##### Given information #####

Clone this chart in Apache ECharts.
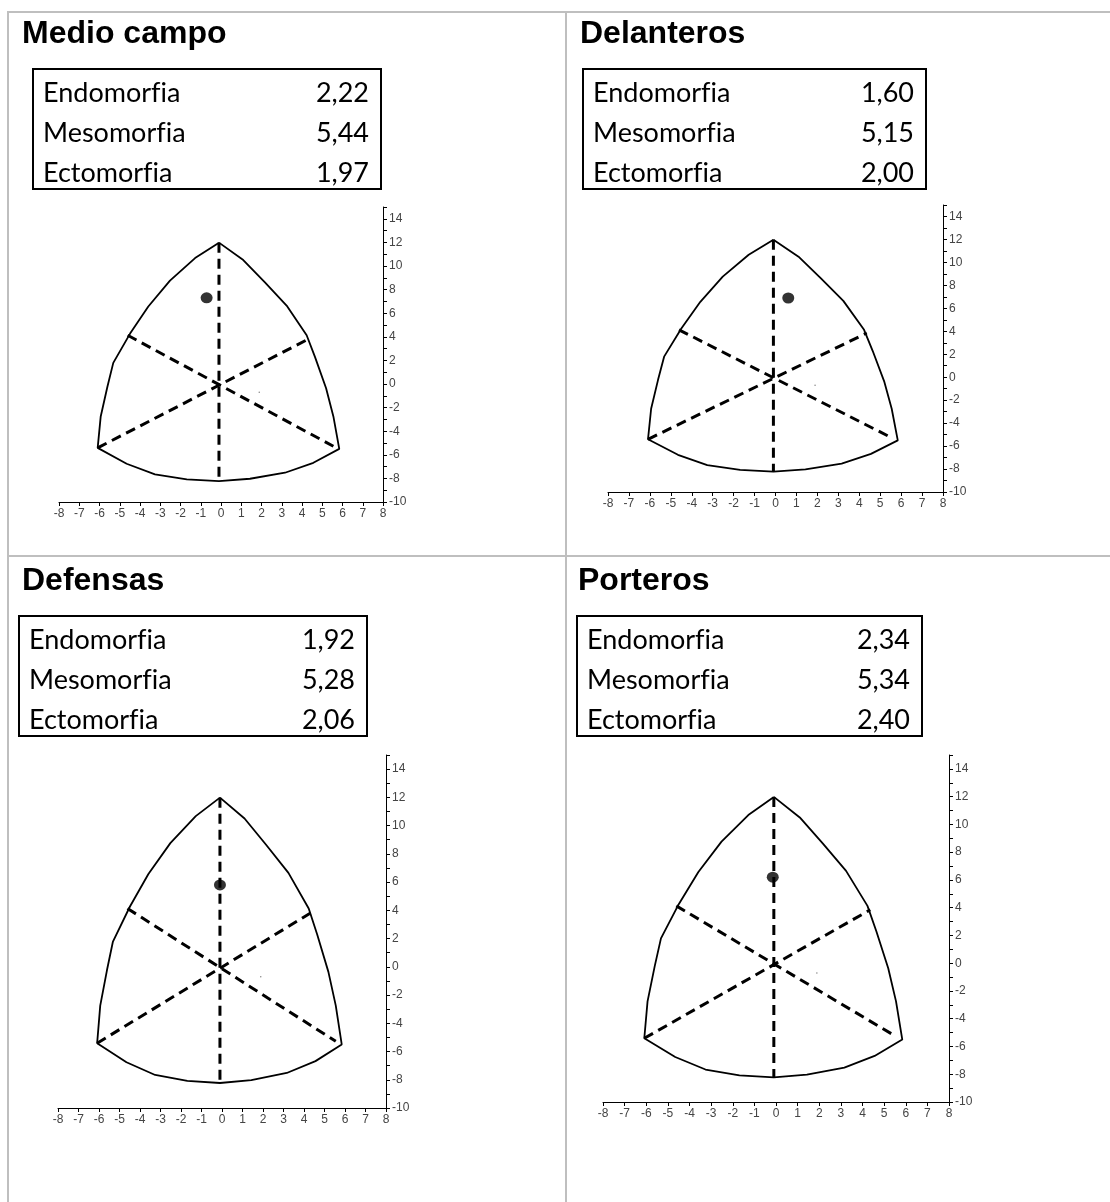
<!DOCTYPE html>
<html>
<head>
<meta charset="utf-8">
<script src="https://cdn.jsdelivr.net/npm/echarts@6/dist/echarts.min.js"></script>
<style>
  html, body { margin: 0; padding: 0; background: #fff; }
  #wrap { position: relative; width: 1110px; height: 1202px; overflow: hidden; }
  #chart { position: absolute; left: 0; top: 0; width: 1110px; height: 1202px; }
  .rule { position: absolute; background: #bfbfbf; }
  .title { position: absolute; font-family: "Liberation Sans", Arial, sans-serif; font-weight: bold; font-size: 32px; color: #000; line-height: 1; white-space: nowrap; }
  .box { position: absolute; border: 2px solid #000; box-sizing: border-box; background: #fff; }
  .row { position: absolute; left: 9px; right: 11px; height: 40px; line-height: 40px; font-family: Lato, "Open Sans", sans-serif; font-size: 27px; color: #000; font-variant-ligatures: none; }
  .row .v { position: absolute; right: 0; top: 0; }
</style>
</head>
<body>
<div id="wrap">
  <div id="chart"></div>
</div>
<script>
// ---- data ----
const panelNames = ["Medio campo", "Delanteros", "Defensas", "Porteros"];
const componentNames = ["Endomorfia", "Mesomorfia", "Ectomorfia"];
const medioCampo = [2.22, 5.44, 1.97];
const delanteros = [1.60, 5.15, 2.00];
const defensas = [1.92, 5.28, 2.06];
const porteros = [2.34, 5.34, 2.40];
// somatopoint positions (chart coordinates)
const pointX = [-0.71, 0.61, -0.10, -0.15];
const pointY = [7.30, 6.90, 5.80, 6.20];
// somatochart outline (chart coordinates)
const outlineX = [-0.10, 1.10, 2.17, 3.24, 4.23, 4.64, 5.19, 5.55, 5.84, 4.56, 3.16, 1.43, -0.10, -1.69, -3.26, -4.66, -6.09, -5.94, -5.61, -5.32, -4.49, -3.59, -2.52, -1.28, -0.10];
const outlineY = [11.98, 10.50, 8.61, 6.65, 4.13, 2.30, -0.36, -2.75, -5.50, -6.68, -7.52, -8.03, -8.23, -8.08, -7.66, -6.76, -5.41, -2.75, -0.23, 1.79, 4.27, 6.57, 8.76, 10.67, 11.98];
// dashed axes of the somatochart
const dashA = [[-0.10, 11.98], [-0.10, -8.23]];
const dashB = [[-4.61, 4.13], [5.55, -5.28]];
const dashC = [[-6.09, -5.41], [4.36, 3.85]];
const strayDot = [1.89, -0.70];
const xMin = -8, xMax = 8, yMin = -10, yMax = 15;

const values = [medioCampo, delanteros, defensas, porteros];

// ---- layout ----
const gridPos = [
  {left: 59, top: 207, width: 324, height: 295},
  {left: 608, top: 205, width: 335, height: 287},
  {left: 58, top: 755, width: 328, height: 353},
  {left: 603, top: 755, width: 346, height: 347}
];
const titlePos = [[22, 16], [580, 16], [22, 563], [578, 563]];
const boxPos = [[32, 68, 350, 122], [582, 68, 345, 122], [18, 615, 350, 122], [576, 615, 347, 122]];

const wrap = document.getElementById('wrap');
function addRule(l, t, w, h) {
  const d = document.createElement('div');
  d.className = 'rule';
  d.style.left = l + 'px'; d.style.top = t + 'px'; d.style.width = w + 'px'; d.style.height = h + 'px';
  wrap.appendChild(d);
}
addRule(7, 11, 1103, 2);
addRule(7, 11, 2, 1191);
addRule(565, 11, 2, 1191);
addRule(7, 555, 1103, 2);

const fmt = v => v.toFixed(2).replace('.', ',');
panelNames.forEach((name, i) => {
  const t = document.createElement('div');
  t.className = 'title';
  t.style.left = titlePos[i][0] + 'px'; t.style.top = titlePos[i][1] + 'px';
  t.textContent = name;
  wrap.appendChild(t);
  const b = document.createElement('div');
  b.className = 'box';
  b.style.left = boxPos[i][0] + 'px'; b.style.top = boxPos[i][1] + 'px';
  b.style.width = boxPos[i][2] + 'px'; b.style.height = boxPos[i][3] + 'px';
  componentNames.forEach((c, j) => {
    const r = document.createElement('div');
    r.className = 'row';
    r.style.top = (j * 40 + 2) + 'px';
    r.innerHTML = '<span></span><span class="v"></span>';
    r.children[0].textContent = c;
    r.children[1].textContent = fmt(values[i][j]);
    b.appendChild(r);
  });
  wrap.appendChild(b);
});

// ---- chart ----
const chart = echarts.init(document.getElementById('chart'), null, {renderer: 'canvas'});
const grids = [], xAxes = [], yAxes = [], series = [];
const outline = outlineX.map((x, k) => [x, outlineY[k]]);
const labelStyle = {fontFamily: 'Liberation Sans, Arial', fontSize: 12, color: '#444', margin: 6};
gridPos.forEach((g, i) => {
  grids.push(Object.assign({containLabel: false}, g));
  xAxes.push({
    type: 'value', gridIndex: i, min: xMin, max: xMax, interval: 1, position: 'bottom',
    axisLine: {onZero: false, lineStyle: {color: '#000', width: 1}},
    axisTick: {length: 4, lineStyle: {color: '#000'}},
    axisLabel: Object.assign({interval: 0}, labelStyle),
    splitLine: {show: false}
  });
  yAxes.push({
    type: 'value', gridIndex: i, min: yMin, max: yMax, interval: 1, position: 'right',
    axisLine: {onZero: false, lineStyle: {color: '#000', width: 1}},
    axisTick: {length: 4, lineStyle: {color: '#000'}},
    axisLabel: Object.assign({formatter: v => (v % 2 === 0 && v < 15) ? String(v) : ''}, labelStyle),
    splitLine: {show: false}
  });
  const base = {xAxisIndex: i, yAxisIndex: i, showSymbol: false, silent: true, animation: false};
  series.push(Object.assign({type: 'line', data: outline, lineStyle: {color: '#000', width: 1.8}}, base));
  [dashA, dashB, dashC].forEach(d => {
    series.push(Object.assign({type: 'line', data: d, lineStyle: {color: '#000', width: 3, type: [10, 6]}}, base));
  });
  series.push({type: 'scatter', xAxisIndex: i, yAxisIndex: i, data: [strayDot], symbolSize: 1.5,
    itemStyle: {color: '#666'}, silent: true, animation: false});
  series.push({type: 'scatter', xAxisIndex: i, yAxisIndex: i, data: [[pointX[i], pointY[i]]], symbol: 'circle',
    symbolSize: [12, 11], itemStyle: {color: '#000'}, silent: true, animation: false, z: 5});
});
chart.setOption({animation: false, grid: grids, xAxis: xAxes, yAxis: yAxes, series: series});
</script>
</body>
</html>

#####

Request:
The listing above must be printed again exactly, minus its pictures.

Solution to this exercise:
Clone this chart in Apache ECharts.
<!DOCTYPE html>
<html>
<head>
<meta charset="utf-8">
<script src="https://cdn.jsdelivr.net/npm/echarts@6/dist/echarts.min.js"></script>
<style>
  html, body { margin: 0; padding: 0; background: #fff; }
  #wrap { position: relative; width: 1110px; height: 1202px; overflow: hidden; }
  #chart { position: absolute; left: 0; top: 0; width: 1110px; height: 1202px; }
  .rule { position: absolute; background: #bfbfbf; }
  .title { position: absolute; font-family: "Liberation Sans", Arial, sans-serif; font-weight: bold; font-size: 32px; color: #000; line-height: 1; white-space: nowrap; }
  .box { position: absolute; border: 2px solid #000; box-sizing: border-box; background: #fff; }
  .row { position: absolute; left: 9px; right: 11px; height: 40px; line-height: 40px; font-family: Lato, "Open Sans", sans-serif; font-size: 27px; color: #000; font-variant-ligatures: none; }
  .row .v { position: absolute; right: 0; top: 0; }
</style>
</head>
<body>
<div id="wrap">
  <div id="chart"></div>
</div>
<script>
// ---- data ----
const panelNames = ["Medio campo", "Delanteros", "Defensas", "Porteros"];
const componentNames = ["Endomorfia", "Mesomorfia", "Ectomorfia"];
const medioCampo = [2.22, 5.44, 1.97];
const delanteros = [1.60, 5.15, 2.00];
const defensas = [1.92, 5.28, 2.06];
const porteros = [2.34, 5.34, 2.40];
// somatopoint positions (chart coordinates)
const pointX = [-0.71, 0.61, -0.10, -0.15];
const pointY = [7.30, 6.90, 5.80, 6.20];
// somatochart outline (chart coordinates)
const outlineX = [-0.10, 1.10, 2.17, 3.24, 4.23, 4.64, 5.19, 5.55, 5.84, 4.56, 3.16, 1.43, -0.10, -1.69, -3.26, -4.66, -6.09, -5.94, -5.61, -5.32, -4.49, -3.59, -2.52, -1.28, -0.10];
const outlineY = [11.98, 10.50, 8.61, 6.65, 4.13, 2.30, -0.36, -2.75, -5.50, -6.68, -7.52, -8.03, -8.23, -8.08, -7.66, -6.76, -5.41, -2.75, -0.23, 1.79, 4.27, 6.57, 8.76, 10.67, 11.98];
// dashed axes of the somatochart
const dashA = [[-0.10, 11.98], [-0.10, -8.23]];
const dashB = [[-4.61, 4.13], [5.55, -5.28]];
const dashC = [[-6.09, -5.41], [4.36, 3.85]];
const strayDot = [1.89, -0.70];
const xMin = -8, xMax = 8, yMin = -10, yMax = 15;

const values = [medioCampo, delanteros, defensas, porteros];

// ---- layout ----
const gridPos = [
  {left: 59, top: 207, width: 324, height: 295},
  {left: 608, top: 205, width: 335, height: 287},
  {left: 58, top: 755, width: 328, height: 353},
  {left: 603, top: 755, width: 346, height: 347}
];
const titlePos = [[22, 16], [580, 16], [22, 563], [578, 563]];
const boxPos = [[32, 68, 350, 122], [582, 68, 345, 122], [18, 615, 350, 122], [576, 615, 347, 122]];

const wrap = document.getElementById('wrap');
function addRule(l, t, w, h) {
  const d = document.createElement('div');
  d.className = 'rule';
  d.style.left = l + 'px'; d.style.top = t + 'px'; d.style.width = w + 'px'; d.style.height = h + 'px';
  wrap.appendChild(d);
}
addRule(7, 11, 1103, 2);
addRule(7, 11, 2, 1191);
addRule(565, 11, 2, 1191);
addRule(7, 555, 1103, 2);

const fmt = v => v.toFixed(2).replace('.', ',');
panelNames.forEach((name, i) => {
  const t = document.createElement('div');
  t.className = 'title';
  t.style.left = titlePos[i][0] + 'px'; t.style.top = titlePos[i][1] + 'px';
  t.textContent = name;
  wrap.appendChild(t);
  const b = document.createElement('div');
  b.className = 'box';
  b.style.left = boxPos[i][0] + 'px'; b.style.top = boxPos[i][1] + 'px';
  b.style.width = boxPos[i][2] + 'px'; b.style.height = boxPos[i][3] + 'px';
  componentNames.forEach((c, j) => {
    const r = document.createElement('div');
    r.className = 'row';
    r.style.top = (j * 40 + 2) + 'px';
    r.innerHTML = '<span></span><span class="v"></span>';
    r.children[0].textContent = c;
    r.children[1].textContent = fmt(values[i][j]);
    b.appendChild(r);
  });
  wrap.appendChild(b);
});

// ---- chart ----
const chart = echarts.init(document.getElementById('chart'), null, {renderer: 'canvas'});
const grids = [], xAxes = [], yAxes = [], series = [];
const outline = outlineX.map((x, k) => [x, outlineY[k]]);
const labelStyle = {fontFamily: 'Liberation Sans, Arial', fontSize: 12, color: '#444', margin: 6};
gridPos.forEach((g, i) => {
  grids.push(Object.assign({containLabel: false}, g));
  xAxes.push({
    type: 'value', gridIndex: i, min: xMin, max: xMax, interval: 1, position: 'bottom',
    axisLine: {onZero: false, lineStyle: {color: '#000', width: 1}},
    axisTick: {length: 4, lineStyle: {color: '#000'}},
    axisLabel: Object.assign({interval: 0}, labelStyle),
    splitLine: {show: false}
  });
  yAxes.push({
    type: 'value', gridIndex: i, min: yMin, max: yMax, interval: 1, position: 'right',
    axisLine: {onZero: false, lineStyle: {color: '#000', width: 1}},
    axisTick: {length: 4, lineStyle: {color: '#000'}},
    axisLabel: Object.assign({formatter: v => (v % 2 === 0 && v < 15) ? String(v) : ''}, labelStyle),
    splitLine: {show: false}
  });
  const base = {xAxisIndex: i, yAxisIndex: i, showSymbol: false, silent: true, animation: false};
  series.push(Object.assign({type: 'line', data: outline, lineStyle: {color: '#000', width: 1.8}}, base));
  [dashA, dashB, dashC].forEach(d => {
    series.push(Object.assign({type: 'line', data: d, lineStyle: {color: '#000', width: 3, type: [10, 6]}}, base));
  });
  series.push({type: 'scatter', xAxisIndex: i, yAxisIndex: i, data: [strayDot], symbolSize: 1.5,
    itemStyle: {color: '#666'}, silent: true, animation: false});
  series.push({type: 'scatter', xAxisIndex: i, yAxisIndex: i, data: [[pointX[i], pointY[i]]], symbol: 'circle',
    symbolSize: [12, 11], itemStyle: {color: '#000'}, silent: true, animation: false, z: 5});
});
chart.setOption({animation: false, grid: grids, xAxis: xAxes, yAxis: yAxes, series: series});
</script>
</body>
</html>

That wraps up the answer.